Esta crise política surtiu efeitos imediatos na economia de Portugal. Neste contexto, a Bolsa de Lisboa registou uma perda de 1,7 mil milhões de euros em capitalização bolsista na passada terça-feira. O Portuguese Stock Index diz respeito ao índice da bolsa, que agrega vinte ações de empresas portuguesas de referência, caiu 2,54% para 6.227,35 pontos. Por exemplo, as ações da empresa Mota-Engil registaram a maior queda percentual do dia 7 de novembro, o que equivale a uma perda de 52,6 milhões na sua capitalização em bolsa.
Como já foi referido, o Ministério Público emitiu mandados de detenção a cinco pessoas. Gostaria então de explicar, de que modo estes indivíduos estão envolvidos em alegados esquemas de corrupção. Eu optei por dividir este assunto em três partes a saber: a relação entre Lacerda Machado com os administradores da Start Campus, a busca policial realizada no gabinete de Vítor Escária e a detenção do presidente da Câmara Municipal de Sines, Nuno Mascarenhas.
Primeiro, Lacerda Machado foi premiado com as ações da Start Campus. Num período de sete meses, este foi titular das ações da referida empresa, que correspondem a 0,5% do capital da mesma.

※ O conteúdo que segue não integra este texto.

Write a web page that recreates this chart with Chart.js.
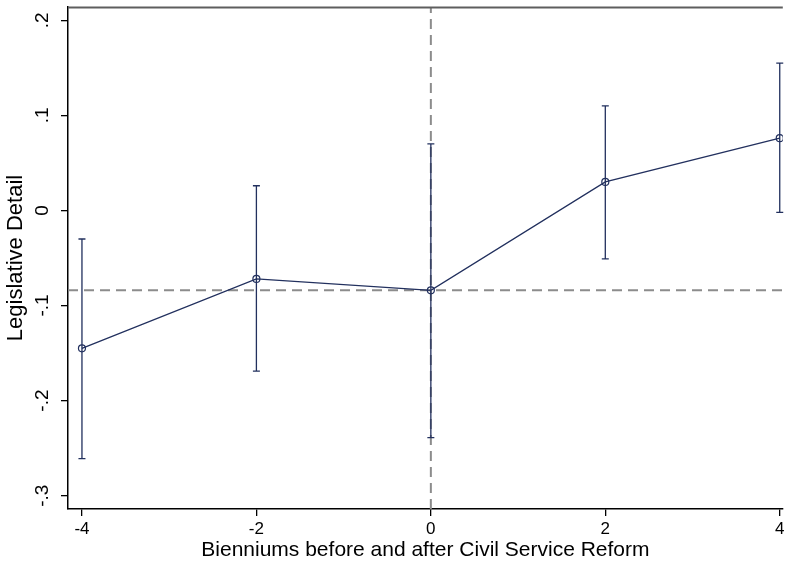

Em troca, recebeu 143 mil euros a fim de utilizar a sua amizade pessoal com António Costa para favorecer o consórcio que instalou um data center em Sines. O despacho de indiciação publicado pelo Ministério Público refere que Lacerda Machado recebeu esta quantia monetária a partir de janeiro de 2022 e declarou-a ao Fisco, como rendimentos de categoria 8. No entanto, este nunca prestou serviços jurídicos, nem exerceu práticas de advocacia para a referida empresa. Salienta-se ainda que, a Start Campus é controlada pelos fundos Davidson Kempner e Pioneer Point Partners. Esta informação é importante, uma vez que Lacerda Machado é consultor do último. Segundo, a PSP e os procuradores do Ministério Público apreenderam 75.800 euros em numerário, no âmbito da Operação Influencer. Esta quantia de dinheiro foi encontrada no gabinete de Vítor Escária, que se localiza na Residência Oficial do Primeiro-Ministro.
Terceiro, Nuno Mascarenhas está indiciado não só por um crime de corrupção passiva, como também por um crime de prevaricação. O autarca do PS pediu um patrocínio de cinco mil euros para um festival de música, e um valor desconhecido destinado às equipas de futebol da região. A finalidade em causa era facilitar os procedimentos administrativos em curso na autarquia, relacionados com a construção do data center da Start Campus. Este projeto trata-se de um conjunto de nove edifícios, apoiado em 495 megawatts de potência. O investimento necessário é de 5,7 mil milhões de euros.
Em modo de conclusão, as suspeitas existentes de corrupção nos negócios associados quer à exploração de lítio, quer aos projetos de hidrogénio originaram uma investigação judicial que colocou um ponto final no XXIII Governo Constitucional.